A federal law makes it a crime for lots of people to have guns. It is, Justice Samuel A. Alito Jr. wrote in 2019, “no minor provision.”
“It probably does more to combat gun violence than any other federal law,” he wrote. “It prohibits the possession of firearms by, among others, convicted felons, mentally ill persons found by a court to present a danger to the community, stalkers, harassers, perpetrators of domestic violence and illegal aliens.”
Since then, however, the Supreme Court has interpreted the Second Amendment in a way that puts major parts of the law at risk and has left lower courts in, as one challenger put it, a “state of disarray.” Given the conflicts in the federal appeals courts and the importance of the law, the justices will soon have to intervene.
All of this is a consequence of a 2022 Supreme Court decision, New York State Rifle & Pistol Association v. Bruen, which created a new test to decide whether gun control laws are constitutional.
The test requires judges to strike down gun laws unless they can locate a historical analogue. Last month, two federal appeals courts issued starkly different decisions on the part of the law that permanently bars people convicted of felonies from having guns.
About 8,000 people were convicted under the law in the year ending in September 2023, receiving average sentences of more than five years. More than 88 percent of those convictions were under the provision barring felons from possessing guns.
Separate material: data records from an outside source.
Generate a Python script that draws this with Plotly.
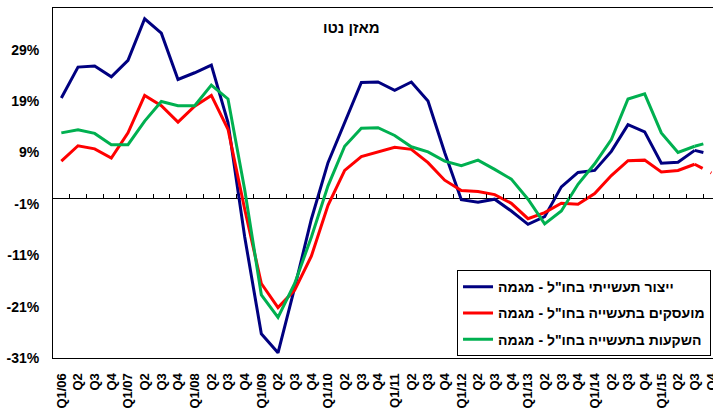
import plotly.graph_objects as go

quarters = []
for yr in range(6, 16):
    quarters += ["Q1/%02d" % yr, "Q2", "Q3", "Q4"]

industrial_production = [19.6, 25.6, 25.8, 23.7, 26.9, 35.0, 32.2, 23.2, 24.5, 26.0,
                         14.8, -7.4, -26.3, -30.0, -17.3, -4.0, 7.0, 14.8, 22.6, 22.7,
                         21.1, 22.7, 19.0, 9.0, -0.2, -0.7, -0.1, -2.4, -5.0, -3.5,
                         2.3, 5.1, 5.5, 9.2, 14.4, 13.0, 6.9, 7.1, 9.4, 8.6]
employment = [7.3, 10.3, 9.7, 7.9, 12.8, 20.1, 18.1, 14.9, 18.0, 20.1,
              13.5, -2.0, -16.5, -21.2, -17.8, -11.2, -1.3, 5.5, 8.2, 9.1,
              10.0, 9.6, 7.0, 3.6, 1.6, 1.4, 0.8, -0.9, -3.9, -2.7,
              -0.9, -1.1, 1.0, 4.5, 7.4, 7.5, 5.2, 5.5, 6.7, 5.0]
investment = [12.8, 13.4, 12.7, 10.5, 10.5, 15.1, 18.9, 18.1, 18.1, 22.1,
              19.4, 1.8, -18.7, -23.1, -16.5, -7.5, 2.5, 10.2, 13.7, 13.8,
              12.3, 10.1, 9.1, 7.3, 6.4, 7.5, 5.7, 3.8, -0.1, -4.9,
              -2.4, 2.8, 6.8, 11.5, 19.4, 20.4, 12.8, 9.0, 10.2, 11.1]

series_names = ['ייצור תעשייתי בחו"ל - מגמה',
                'מועסקים בתעשייה בחו"ל - מגמה',
                'השקעות בתעשייה בחו"ל - מגמה']
series_values = [industrial_production, employment, investment]
series_colors = ["#000080", "#FF0000", "#00B050"]
title_text = "מאזן נטו"

y_ticks = [-31, -21, -11, -1, 9, 19, 29]
y_min, y_max = -31, 37.1
x_min, x_max = -0.5, 39.1

FONT = "Liberation Sans, Arial, sans-serif"
xs = list(range(len(quarters)))

fig = go.Figure()
for name, vals, col in zip(series_names, series_values, series_colors):
    fig.add_trace(go.Scatter(x=xs[:-1], y=vals[:-1], mode="lines", name=name,
                             line=dict(color=col, width=3), legendgroup=name))
    fig.add_trace(go.Scatter(x=xs[-2:], y=vals[-2:], mode="lines", name=name,
                             line=dict(color=col, width=3, dash="dash"),
                             legendgroup=name, showlegend=False))

# helper trace so the zero-line tick axis is drawn
fig.add_trace(go.Scatter(x=[None], y=[None], xaxis="x2", showlegend=False, hoverinfo="skip"))

zero_pos = (0 - y_min) / (y_max - y_min)

fig.update_layout(
    width=713, height=409,
    margin=dict(l=53, r=0, t=8, b=51, autoexpand=False),
    paper_bgcolor="white", plot_bgcolor="white",
    font=dict(family=FONT, size=13, color="black", weight="bold"),
    showlegend=True,
    legend=dict(x=0.997, xanchor="right", y=0.251, yanchor="top",
                bgcolor="white", bordercolor="black", borderwidth=1,
                font=dict(family=FONT, size=14, color="black", weight="bold"),
                traceorder="grouped", tracegroupgap=5),
    xaxis=dict(range=[x_min, x_max], tickmode="array", tickvals=xs, ticktext=quarters,
               tickangle=-90, showgrid=False, zeroline=False, ticks="",
               showline=True, linecolor="black", linewidth=1, mirror=True,
               tickfont=dict(family=FONT, size=13, color="black", weight="bold"),
               ticklabelstandoff=9, ticklabeloverflow="allow"),
    xaxis2=dict(range=[x_min, x_max], overlaying="x", anchor="free", position=zero_pos,
                side="top", tickmode="array", tickvals=[i + 0.5 for i in range(len(quarters) - 1)],
                ticks="outside", ticklen=5, tickcolor="black", tickwidth=1,
                showticklabels=False, showgrid=False, zeroline=False, showline=False),
    yaxis=dict(range=[y_min, y_max], tickmode="array", tickvals=y_ticks,
               ticktext=["%d%%" % v for v in y_ticks],
               showgrid=False, zeroline=True, zerolinecolor="black", zerolinewidth=1,
               showline=True, linecolor="black", linewidth=1, mirror=True, ticks="",
               tickfont=dict(family=FONT, size=14, color="black", weight="bold"),
               ticklabelstandoff=10),
    annotations=[dict(text=title_text, xref="paper", yref="paper", x=0.4526, y=0.943,
                      showarrow=False, xanchor="center", yanchor="middle",
                      font=dict(family=FONT, size=15, color="black", weight="bold"))],
)

fig.write_html("out.html", config={"displayModeBar": False},
               post_script="document.body.style.margin='0';document.body.style.overflow='hidden';")
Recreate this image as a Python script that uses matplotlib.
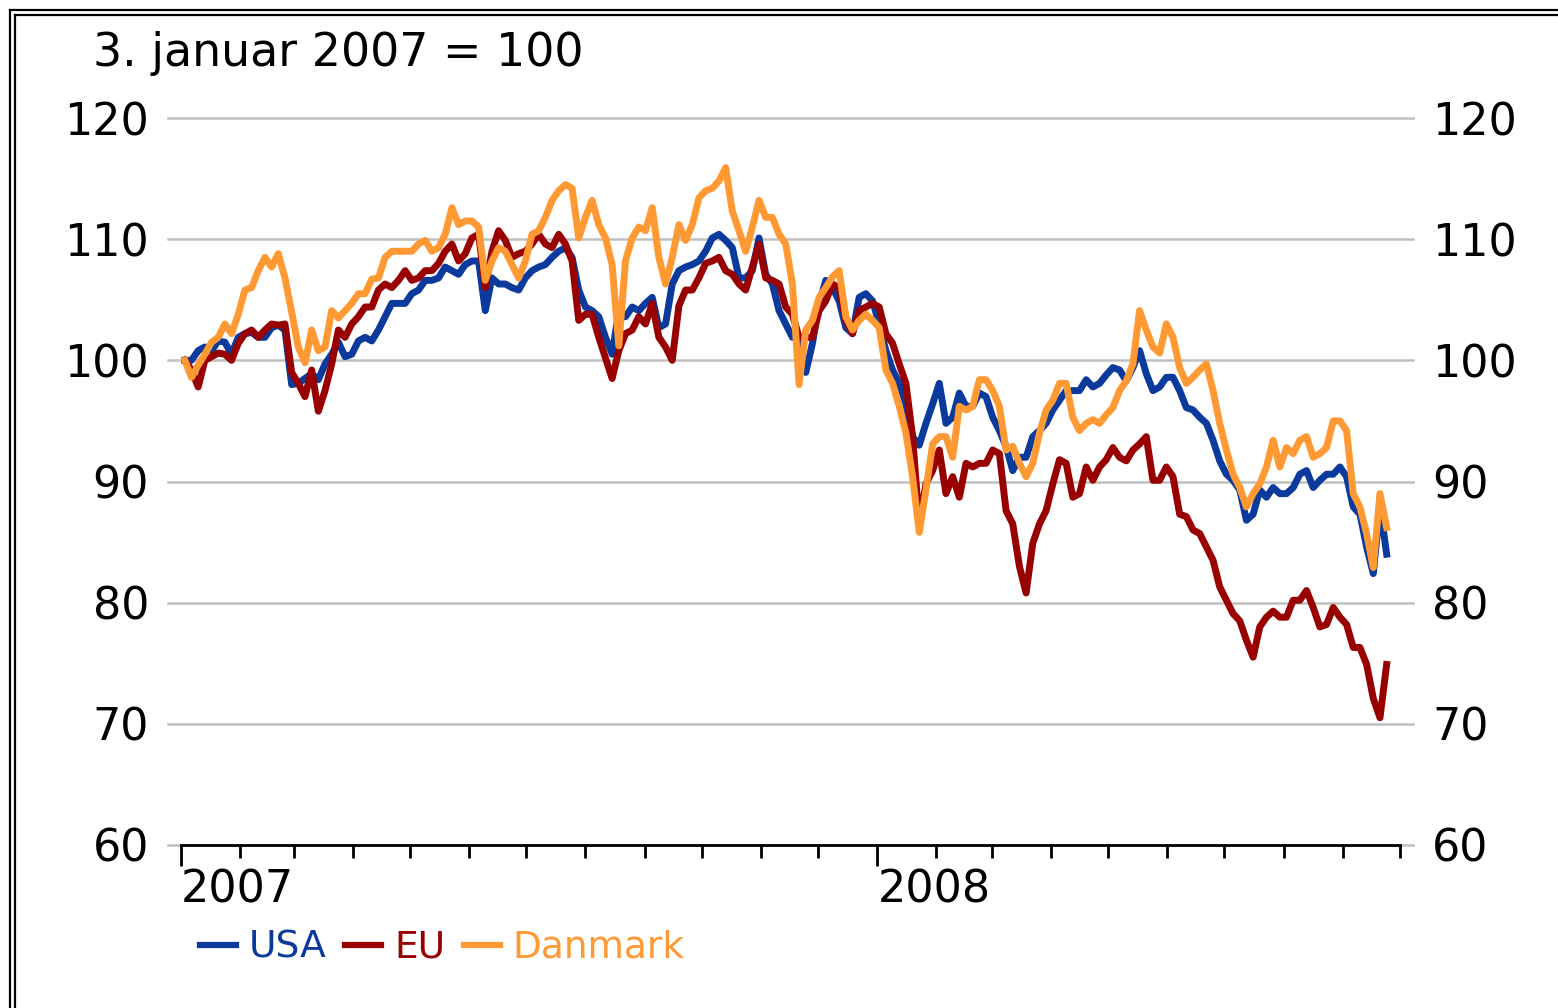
import numpy as np
import pandas as pd
import matplotlib
matplotlib.use('Agg')
import matplotlib.pyplot as plt
import matplotlib.dates as mdates
from matplotlib.lines import Line2D

# Readings twice a week (Wednesday and half a week later), 3 Jan 2007 = 100
dates = pd.date_range('2007-01-03', periods=181, freq='84h')

# values on the Wednesdays
usa_wed = [100.0, 100.8, 100.8, 101.5, 101.9, 102.3, 101.9, 102.9, 98.0, 98.5,
           98.4, 100.5, 100.3, 101.6, 101.6, 103.6, 104.7, 105.5, 106.6, 106.8,
           107.4, 107.9, 108.2, 106.8, 106.3, 105.8, 107.4, 107.9, 109.0, 108.5,
           104.4, 103.6, 100.5, 103.6, 104.1, 105.2, 103.0, 107.4, 107.9, 109.0,
           110.4, 109.3, 106.8, 110.1, 106.3, 103.0, 101.9, 101.4, 106.6, 104.9,
           102.2, 105.5, 103.0, 99.2, 96.4, 93.0, 96.4, 94.8, 97.3, 96.2,
           97.0, 94.2, 90.9, 92.0, 94.2, 95.9, 97.5, 97.5, 97.8, 98.8,
           99.2, 99.4, 98.9, 97.8, 98.6, 96.1, 95.3, 93.4, 90.6, 89.3,
           87.3, 88.7, 89.0, 89.5, 90.9, 90.1, 90.6, 90.4, 87.3, 82.4,
           84.0]
# values half a week later
usa_mid = [100.0, 101.1, 101.6, 100.5, 102.2, 101.9, 102.7, 102.5, 98.1, 98.9,
           99.7, 101.5, 100.5, 101.9, 102.5, 104.7, 104.7, 105.8, 106.6, 107.7,
           107.1, 108.2, 104.1, 106.3, 106.0, 106.8, 107.7, 108.5, 109.3, 105.8,
           104.1, 101.9, 104.1, 104.4, 104.7, 102.7, 106.3, 107.7, 108.2, 110.1,
           109.9, 106.8, 107.4, 107.1, 104.1, 101.9, 99.0, 104.7, 106.0, 102.7,
           105.2, 104.9, 100.8, 98.1, 93.7, 94.8, 98.1, 95.3, 96.2, 97.3,
           95.3, 92.9, 92.0, 93.7, 94.8, 96.7, 97.5, 98.4, 98.1, 99.4,
           98.3, 100.8, 97.5, 98.6, 97.5, 95.9, 94.8, 91.7, 90.1, 86.8,
           89.3, 89.5, 89.0, 90.6, 89.5, 90.6, 91.2, 87.9, 84.6, 88.0]

eu_wed = [100.0, 97.8, 100.3, 100.5, 101.4, 102.5, 102.5, 102.9, 99.0, 97.0,
          95.8, 99.7, 101.9, 103.6, 104.4, 106.3, 106.6, 106.6, 107.4, 108.0,
          109.6, 108.8, 110.4, 109.0, 109.9, 108.8, 109.6, 109.6, 110.4, 108.2,
          103.8, 101.9, 98.5, 102.2, 103.6, 104.7, 101.1, 104.5, 105.8, 108.0,
          108.5, 107.1, 105.8, 109.6, 106.6, 104.4, 101.9, 101.9, 104.9, 106.0,
          102.2, 104.4, 104.4, 101.4, 98.1, 86.5, 90.9, 89.0, 88.7, 91.2,
          91.5, 92.3, 86.5, 80.8, 86.5, 89.8, 91.5, 89.0, 90.1, 91.8,
          92.0, 92.6, 93.7, 90.1, 90.4, 87.1, 85.7, 83.5, 80.2, 78.5,
          75.5, 78.8, 78.8, 80.2, 81.0, 78.0, 79.6, 78.2, 76.3, 72.1,
          74.9]
eu_mid = [99.2, 100.0, 100.6, 100.0, 102.2, 101.9, 103.0, 103.0, 98.1, 99.2,
          97.5, 102.5, 103.0, 104.4, 105.8, 106.0, 107.4, 106.8, 107.4, 109.0,
          108.2, 110.1, 106.0, 110.7, 108.5, 109.0, 110.4, 109.3, 109.6, 103.3,
          103.8, 100.2, 100.8, 102.5, 103.0, 101.9, 100.0, 105.8, 106.8, 108.2,
          107.4, 106.3, 107.7, 106.8, 106.3, 103.8, 101.9, 104.1, 106.3, 103.3,
          104.1, 104.7, 102.2, 99.7, 93.7, 89.8, 92.6, 90.4, 91.5, 91.5,
          92.6, 87.6, 83.0, 84.9, 87.6, 91.8, 88.7, 91.2, 91.2, 92.8,
          91.7, 93.1, 90.1, 91.2, 87.3, 86.0, 84.6, 81.3, 79.1, 76.9,
          78.0, 79.3, 78.8, 80.2, 79.6, 78.2, 78.8, 76.3, 74.9, 70.5]

danmark_wed = [100.0, 99.6, 101.5, 103.0, 103.8, 106.0, 108.5, 108.8, 104.0, 99.8,
               100.8, 104.1, 104.1, 105.5, 106.7, 108.5, 109.0, 109.0, 109.9, 109.3,
               112.6, 111.5, 111.0, 108.2, 109.0, 106.8, 110.4, 111.8, 114.0, 114.2,
               111.8, 111.2, 107.9, 108.2, 111.0, 112.6, 106.3, 111.2, 111.2, 114.0,
               114.8, 112.3, 109.0, 113.2, 111.8, 109.6, 98.0, 103.3, 106.0, 107.4,
               102.5, 103.8, 102.7, 98.1, 94.0, 85.8, 93.1, 93.7, 96.2, 96.2,
               98.4, 96.2, 92.9, 90.4, 94.0, 96.7, 98.1, 94.2, 95.1, 95.5,
               97.5, 99.7, 102.5, 100.6, 101.9, 98.1, 99.2, 97.5, 92.6, 89.5,
               89.0, 91.2, 91.2, 92.3, 93.7, 92.3, 95.0, 94.2, 87.9, 82.9,
               86.2]
danmark_mid = [98.6, 100.5, 101.9, 102.2, 105.8, 107.4, 107.7, 106.8, 101.1, 102.5,
               101.1, 103.5, 104.7, 105.5, 106.8, 109.0, 109.0, 109.6, 109.0, 110.4,
               111.2, 111.5, 106.6, 109.3, 107.9, 108.2, 110.7, 113.2, 114.5, 110.1,
               113.2, 110.1, 101.2, 110.1, 110.7, 108.5, 108.5, 109.9, 113.4, 114.2,
               115.9, 110.7, 111.0, 111.8, 110.4, 106.3, 102.5, 105.2, 106.9, 103.6,
               103.3, 103.3, 99.2, 96.2, 90.4, 89.3, 93.7, 92.0, 95.9, 98.4,
               97.5, 92.6, 91.5, 91.5, 95.9, 98.1, 95.3, 94.8, 94.8, 96.1,
               98.3, 104.1, 101.1, 103.0, 99.4, 98.6, 99.7, 94.8, 90.6, 87.9,
               89.8, 93.4, 92.8, 93.4, 92.0, 92.8, 95.0, 89.0, 85.7, 89.0]

labels = ['USA', 'EU', 'Danmark']
colors = ['#0a3a9c', '#990000', '#ff9933']
yticks = [60, 70, 80, 90, 100, 110, 120]


def merge(wed, mid):
    out = np.empty(len(wed) + len(mid))
    out[0::2] = wed
    out[1::2] = mid
    return out


series = [merge(usa_wed, usa_mid), merge(eu_wed, eu_mid),
          merge(danmark_wed, danmark_mid)]

W, H = 1558, 1008
fig = plt.figure(figsize=(W / 100, H / 100), dpi=100)
ax = fig.add_axes([181 / W, 1 - 845 / H, (1400 - 181) / W, (845 - 118) / H])

# grid lines reach a bit past the plot area on both sides
for v in yticks:
    ax.axhline(v, xmin=-13 / 1219, xmax=1 + 13 / 1219, color='#c0c0c0',
               lw=1.8, clip_on=False, zorder=1)

for vals, lab, col in zip(series, labels, colors):
    ax.plot(dates, vals, color=col, lw=5, label=lab, zorder=3)

ax.set_xlim(pd.Timestamp('2007-01-01'), pd.Timestamp('2008-10-01'))
ax.set_ylim(60, 120)

for s in ['top', 'left', 'right']:
    ax.spines[s].set_visible(False)
ax.spines['bottom'].set_linewidth(2)
ax.spines['bottom'].set_zorder(4)

ax.xaxis.set_major_locator(mdates.YearLocator())
ax.xaxis.set_major_formatter(mdates.DateFormatter('%Y'))
ax.xaxis.set_minor_locator(mdates.MonthLocator())
ax.tick_params(axis='x', which='major', direction='out', length=15, width=2,
               labelsize=32, pad=2)
ax.tick_params(axis='x', which='minor', direction='out', length=9, width=2)
for t in ax.get_xticklabels():
    t.set_horizontalalignment('left')

ax.set_yticks(yticks)
ax.tick_params(axis='y', which='both', length=0, labelsize=32, pad=23,
               labelleft=True, labelright=True)

fig.text(93 / W, 1 - 66 / H, '3. januar 2007 = 100', fontsize=33,
         va='baseline', ha='left')

leg = fig.legend(loc='center left', bbox_to_anchor=(200 / W, 1 - 948 / H),
                 ncol=3, frameon=False, fontsize=27, handlelength=0.95,
                 handletextpad=0.35, columnspacing=0.5, borderpad=0,
                 borderaxespad=0)
for txt, col in zip(leg.get_texts(), colors):
    txt.set_color(col)
for h in leg.get_lines():
    h.set_linewidth(4.5)

# double frame along the top and left edge
for off in [10, 15]:
    fig.add_artist(Line2D([off / W, 1], [1 - off / H, 1 - off / H],
                          transform=fig.transFigure, color='black', lw=1.6))
    fig.add_artist(Line2D([off / W, off / W], [0, 1 - off / H],
                          transform=fig.transFigure, color='black', lw=1.6))

fig.savefig('out.png', dpi=100)
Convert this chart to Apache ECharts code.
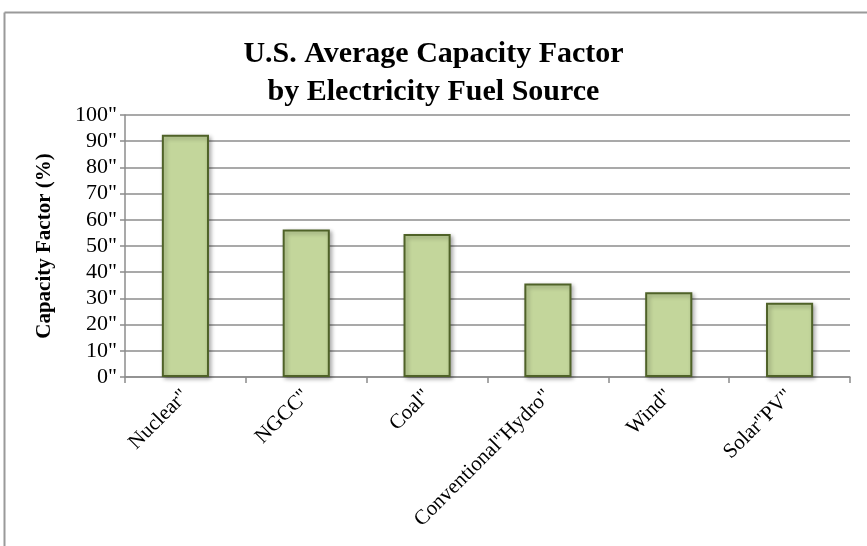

Even before last month’s decisions, lower courts were sharply split on the question of whether that part of the law can survive the test announced in Bruen. “Perhaps no single Second Amendment issue has divided the lower courts more,” Judge Lawrence J.C. VanDyke of the U.S. Court of Appeals for the Ninth Circuit, in San Francisco, wrote in a dissent in July.
Last year, the Supreme Court upheld a different and, in the scheme of things, relatively minor provision of the law in United States v. Rahimi. The court ruled that the government can temporarily disarm people subject to restraining orders for domestic violence.
The Biden administration promptly asked the Supreme Court to hear follow-on cases on the far more consequential Second Amendment question of whether the provision concerning people convicted of felonies is constitutional. Lower courts were split on the issue, the administration’s brief said, “undermining public safety.”
Courts struck down the provision, the brief added, “even as applied to exceptionally dangerous felons, including murderers, carjackers and drug traffickers.”
But the Supreme Court refused to hear the appeals, instead returning the cases to lower courts for reconsideration in light of the Rahimi decision.
Those courts are now completing that task. On Dec. 23, the full Third Circuit, in Philadelphia, ruled that Rahimi did not change the court’s conclusion that Bryan Range, who was convicted of food stamp fraud nearly 30 years ago, could not be permanently disarmed under the law.
“The government has not shown that our Republic has a longstanding history and tradition of depriving people like Range of their firearms,” Judge Thomas M. Hardiman wrote for the majority, meaning that the law “cannot constitutionally strip him of his Second Amendment rights.”
Five days earlier, a unanimous three-judge panel of the Fourth Circuit, in Richmond, Va., came to a different conclusion. “The historical record contains ample support for the categorical disarmament of people ‘who have demonstrated disrespect for legal norms of society,’” Judge Toby J. Heytens wrote for the panel. He cited a decision in August from a three-judge panel of the Eighth Circuit, in St. Louis, which reached the same conclusion.
When the full Eighth Circuit declined to rehear the case in November, Judge David R. Stras dissented.
“I have no special affection for felons, either,” he wrote, “but the Second Amendment does not care. It says what it says, and so do the Supreme Court decisions interpreting it.”
It was a grave legal error, he added, to assume that “a group numbering in the tens of millions and ranging from murderers to ketchup-bottle tamperers” could all be barred from owning guns.
On Friday, the justices are scheduled to consider the case of Andre Dubois at their private conference. He was convicted under the felon-in-possession provision and urged the court to hear his case to address what he said was a “state of disarray” in the lower courts.
“Someone who attempted to evade their taxes 20 years ago and has not committed a crime since should retain their Second Amendment rights,” Mr. Dubois’s brief said. “Someone who committed felony shoplifting at 18 and is now a 40-year old mother who has never been in trouble since should retain their Second Amendment rights.”
The government urged the justices to send the case back to the lower courts for reconsideration in light of Rahimi. Mr. Dubois called such review “an exercise in futility, as the government is well aware.”
“Post-Rahimi, the split among the circuits has only hardened,” he added. “Judges within circuits vehemently disagree.”
He urged the justices to grant review “to resolve the split and restore national harmony.”